Stochastic Subspace via Probabilistic Principal Component Analysis for Characterizing Model Error
Akash Yadav, Ruda Zhang
TL;DR
This work introduces SS-PPCA, a probabilistic subspace model based on probabilistic PCA to construct stochastic subspaces for projection-based reduced-order models. By sampling subspaces on Grassmann/Stiefel manifolds via MACG distributions and a single concentration hyperparameter $\beta$, the method yields stochastic ROMs (SROMs) that characterize model-form uncertainty with analytic tractability and minimal hyperparameter tuning. The authors propose a practical construction workflow, including snapshot collection, PCA-based subspace extraction, and a two-step hyperparameter training strategy, demonstrated across nonlinear static, static HDM-error, and dynamic space-structure problems.
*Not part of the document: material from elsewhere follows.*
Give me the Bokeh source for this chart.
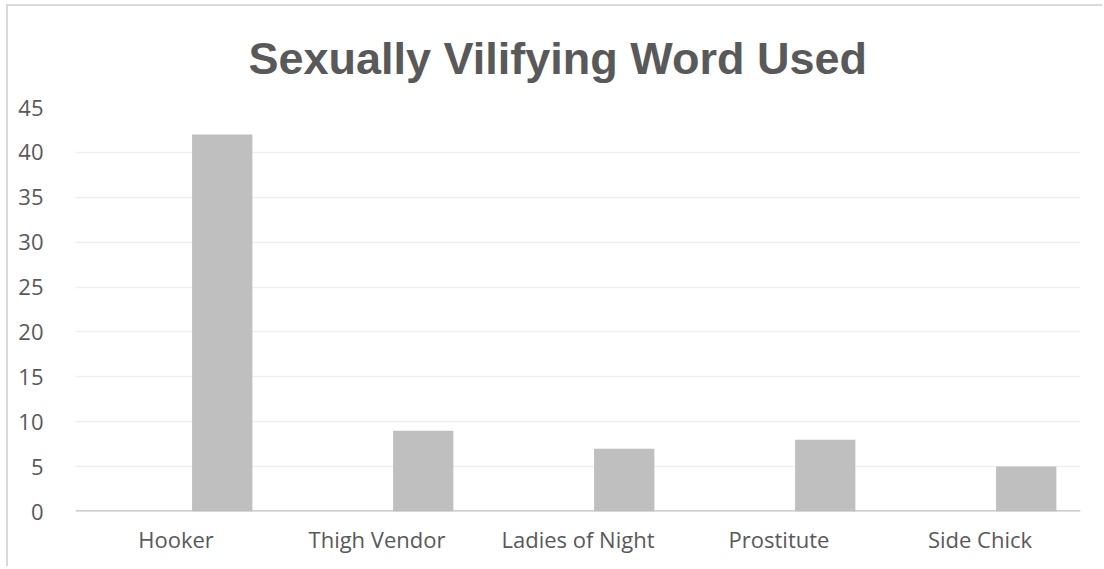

Results show consistent and sharp predictive intervals with modest computational cost, highlighting the approach’s potential for scalable uncertainty quantification in computational mechanics. The work also situates SS-PPCA relative to existing SROM frameworks (NPM, RSM) and discusses extensions to model-error correction in future research.
Abstract
This paper proposes a probabilistic model of subspaces based on the probabilistic principal component analysis (PCA). Given a sample of vectors in the embedding space -- commonly known as a snapshot matrix -- this method uses quantities derived from the probabilistic PCA to construct distributions of the sample matrix, as well as the principal subspaces. It is applicable to projection-based reduced-order modeling methods, such as proper orthogonal decomposition and related model reduction methods. The stochastic subspace thus constructed can be used, for example, to characterize model-form uncertainty in computational mechanics. The proposed method has multiple desirable properties: (1) it is naturally justified by the probabilistic PCA and has analytic forms for the induced random matrix models; (2) it satisfies linear constraints, such as boundary conditions of all kinds, by default; (3) it has only one hyperparameter, which significantly simplifies training; and (4) its algorithm is very easy to implement. We demonstrate the performance of the proposed method via several numerical examples in computational mechanics and structural dynamics.